Ao voltar para casa, ele percebe novamente que está sozinho e que não tem ninguém. E o mais importante: começa a passar por uma grande crise existencial...que diferença eu faço no mundo? que diferença eu faço na vida das pessoas? que diferença eu sempre fiz? com a aparente resposta, ele se sente cada vez mais frio e vazio. É nesse momento que chega uma carta decisiva da África, ela é escrita por uma freira que toma conta de algumas das crianças da Tanzânia, incluindo Ndugu, ela escreve porque quer dizer a Schmidt que Ndugu recebeu todas as cartas que ele lhe escreveu e quer lhe mandar um desenho. Anexo à carta, Warren encontra o desenho: um simples rabisco de uma criança de aproximadamente 6 anos, mas que significa o mundo para ele, os rabiscos representam Ndugu e Warren sob um dia ensolarado, de mãos dadas. Assim, Schmidt percebe que fez, sim, diferença na vida de outro ser humano, por mais que seja alguém que ele nunca viu na vida e provavelmente nunca verá.
Essa é talvez a cena mais bela de todo o filme, e nem preciso comentar que Jack Nicholson está maravilhoso, se não fosse por ele, o significado transmitido não seria o mesmo.
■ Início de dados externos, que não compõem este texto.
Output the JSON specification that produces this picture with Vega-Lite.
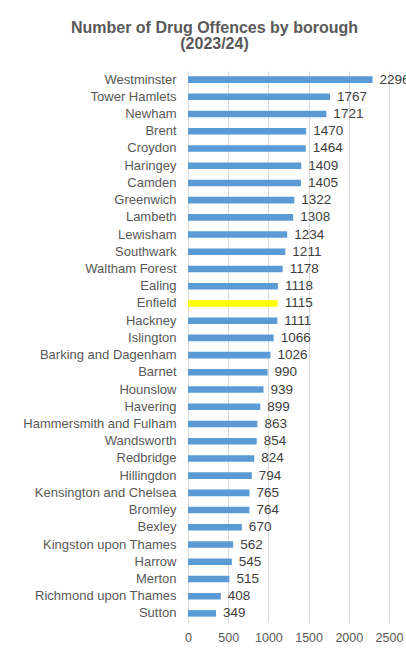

Não é a toa que ele ganhou o Globo de Ouro pela performance (mas, na minha opinião, merecia certo um Oscar).  

                                          
Encerro por aqui meu post, dizendo que As Confissões de Schmidt é um filme muito sensível, que fala basicamente sobre auto-conhecimento, mostrando que este pode acontecer em qualquer época da vida. Nesse caso, é Warren quem se depara com questões puramente existenciais em uma época da vida que imaginou que seria só calmaria e descanso. Fala de um homem que se vê, de repente, confrontado por sua própria história, questionado sobre o sentido de sua vida, e ele vai em busca desse sentido, por mais que seja uma busca insólita, sem saber o que vai encontrar no final da estrada. No final, ele encontra o sentido, e portanto, o descanso, no elemento em que menos esperava encontrar sentido. Finalizando, recomendo muito esse filme.